Judge throws out suit against ‘The Help’ author
Tuesday, August 16, 2011
JACKSON, Miss. (AP) — Did Kathryn Stockett use her brother’s African American maid as the basis for a character in the bestselling novel-turned-movie “The Help?”
For now, that question may go unanswered, by a court anyway.
A Mississippi judge threw out a lawsuit Tuesday in which Ablene Cooper alleged Stockett used her likeness without permission in a book about relationships between white families and their black maids in the segregated South of the 1960s.
Hinds County Circuit Judge Tomie Green granted a motion for summary judgment, dismissing the case because a one-year statute of limitations elapsed between when Stockett gave Cooper a copy of the book and when the lawsuit was filed. The lawsuit sought $75,000 in damages.
Stockett was not in court in Jackson, the same city where the book is set.
Cooper wiped away tears leaving the courtroom and launched into a tirade outside the courthouse.
“She’s a liar. She did it. She knows she did it,” Cooper screamed.
The judge did not make any determination on whether Cooper was the basis for the character, Aibileen, saying the statute of limitations trumped those matters.
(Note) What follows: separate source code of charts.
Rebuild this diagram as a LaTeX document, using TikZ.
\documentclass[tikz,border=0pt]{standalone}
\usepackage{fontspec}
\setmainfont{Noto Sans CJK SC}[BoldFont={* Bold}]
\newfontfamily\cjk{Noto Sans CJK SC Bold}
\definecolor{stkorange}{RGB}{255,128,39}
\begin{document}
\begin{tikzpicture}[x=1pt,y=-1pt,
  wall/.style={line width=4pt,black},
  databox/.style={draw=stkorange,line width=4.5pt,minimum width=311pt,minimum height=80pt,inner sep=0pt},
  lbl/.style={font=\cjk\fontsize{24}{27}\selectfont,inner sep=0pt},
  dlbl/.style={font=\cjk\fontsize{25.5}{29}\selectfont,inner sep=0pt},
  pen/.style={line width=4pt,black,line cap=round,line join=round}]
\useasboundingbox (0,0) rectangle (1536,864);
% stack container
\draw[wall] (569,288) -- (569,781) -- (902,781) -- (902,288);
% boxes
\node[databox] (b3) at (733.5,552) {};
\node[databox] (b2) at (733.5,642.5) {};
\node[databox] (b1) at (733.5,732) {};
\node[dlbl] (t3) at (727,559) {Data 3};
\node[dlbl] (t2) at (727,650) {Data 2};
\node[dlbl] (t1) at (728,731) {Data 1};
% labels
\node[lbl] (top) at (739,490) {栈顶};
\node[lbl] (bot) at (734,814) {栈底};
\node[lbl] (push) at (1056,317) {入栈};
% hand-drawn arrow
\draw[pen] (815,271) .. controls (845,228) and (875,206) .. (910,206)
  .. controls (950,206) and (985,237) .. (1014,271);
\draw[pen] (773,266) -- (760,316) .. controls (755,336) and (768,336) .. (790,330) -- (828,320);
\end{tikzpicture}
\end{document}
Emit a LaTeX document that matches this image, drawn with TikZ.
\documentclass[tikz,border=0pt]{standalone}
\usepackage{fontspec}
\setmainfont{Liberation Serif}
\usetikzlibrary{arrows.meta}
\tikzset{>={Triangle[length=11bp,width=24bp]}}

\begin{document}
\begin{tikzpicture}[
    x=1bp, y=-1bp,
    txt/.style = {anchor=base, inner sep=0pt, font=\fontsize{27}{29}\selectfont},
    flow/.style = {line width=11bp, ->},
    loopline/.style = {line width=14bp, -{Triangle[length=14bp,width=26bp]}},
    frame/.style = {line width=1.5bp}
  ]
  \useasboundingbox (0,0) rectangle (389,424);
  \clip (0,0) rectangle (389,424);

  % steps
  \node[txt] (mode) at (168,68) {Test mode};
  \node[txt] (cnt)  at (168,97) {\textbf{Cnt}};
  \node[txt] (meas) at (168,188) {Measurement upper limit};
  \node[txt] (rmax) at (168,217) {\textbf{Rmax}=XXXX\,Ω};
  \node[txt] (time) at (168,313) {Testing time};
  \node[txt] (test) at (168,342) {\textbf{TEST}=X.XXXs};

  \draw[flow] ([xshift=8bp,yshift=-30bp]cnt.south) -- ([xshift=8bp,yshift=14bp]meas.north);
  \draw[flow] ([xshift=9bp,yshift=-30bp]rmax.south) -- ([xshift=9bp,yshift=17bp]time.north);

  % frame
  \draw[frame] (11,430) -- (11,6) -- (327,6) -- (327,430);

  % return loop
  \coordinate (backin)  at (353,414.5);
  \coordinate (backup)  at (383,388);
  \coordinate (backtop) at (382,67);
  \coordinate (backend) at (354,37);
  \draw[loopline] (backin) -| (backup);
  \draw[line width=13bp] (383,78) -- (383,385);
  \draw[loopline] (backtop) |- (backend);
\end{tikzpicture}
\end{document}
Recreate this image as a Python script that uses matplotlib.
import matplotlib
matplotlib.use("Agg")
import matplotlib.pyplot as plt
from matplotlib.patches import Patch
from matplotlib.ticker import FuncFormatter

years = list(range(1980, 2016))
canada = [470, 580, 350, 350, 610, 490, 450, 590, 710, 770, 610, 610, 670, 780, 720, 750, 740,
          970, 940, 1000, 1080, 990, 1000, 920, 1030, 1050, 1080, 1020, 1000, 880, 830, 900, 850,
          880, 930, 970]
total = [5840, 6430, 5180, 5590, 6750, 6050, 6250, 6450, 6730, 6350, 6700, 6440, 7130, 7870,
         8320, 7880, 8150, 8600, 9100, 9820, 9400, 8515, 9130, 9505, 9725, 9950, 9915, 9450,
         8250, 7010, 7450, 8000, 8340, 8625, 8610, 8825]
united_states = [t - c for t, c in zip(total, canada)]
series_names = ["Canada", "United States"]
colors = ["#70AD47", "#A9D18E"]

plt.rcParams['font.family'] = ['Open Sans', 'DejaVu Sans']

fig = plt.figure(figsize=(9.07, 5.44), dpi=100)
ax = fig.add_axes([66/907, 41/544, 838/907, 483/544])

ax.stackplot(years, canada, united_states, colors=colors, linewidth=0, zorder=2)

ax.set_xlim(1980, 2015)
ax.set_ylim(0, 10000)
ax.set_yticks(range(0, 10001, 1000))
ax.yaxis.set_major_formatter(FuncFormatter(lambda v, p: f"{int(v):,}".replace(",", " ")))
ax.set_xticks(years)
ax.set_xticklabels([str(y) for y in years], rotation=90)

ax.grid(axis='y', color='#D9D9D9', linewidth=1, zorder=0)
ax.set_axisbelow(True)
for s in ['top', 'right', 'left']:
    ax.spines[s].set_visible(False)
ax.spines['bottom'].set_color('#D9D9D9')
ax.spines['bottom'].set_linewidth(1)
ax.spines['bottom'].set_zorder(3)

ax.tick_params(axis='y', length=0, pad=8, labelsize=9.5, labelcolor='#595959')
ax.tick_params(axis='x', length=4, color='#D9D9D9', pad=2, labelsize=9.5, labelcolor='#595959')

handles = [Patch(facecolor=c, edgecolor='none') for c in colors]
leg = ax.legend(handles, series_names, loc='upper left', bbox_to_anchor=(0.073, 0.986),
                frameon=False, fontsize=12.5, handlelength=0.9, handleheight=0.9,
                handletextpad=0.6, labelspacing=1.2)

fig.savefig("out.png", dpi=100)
Besides the similarities in names, Cooper’s lawsuit says she lost a son shortly before going to work for Stockett’s brother, where she takes care of two children, a boy and a girl. Cooper’s lawsuit says that’s the same as the character portrayed in the book.
Cooper’s attorney, Edward Sanders, told The Associated Press he will consider the legal options available, including an appeal.
Melissa Broder, Stockett’s publicist, had no comment. One of Stockett’s attorneys, Fred Banks Jr., had no immediate comment either, saying he would release a statement later.
Stockett’s attorneys said in court records that Aibileen is based on the late Demetrie McLorn, the Stockett family’s housekeeper, who died when the author was a teenager.
“The Help” was made into a movie that opened last week. It debuted at No. 2 nationwide, bringing in $26 million.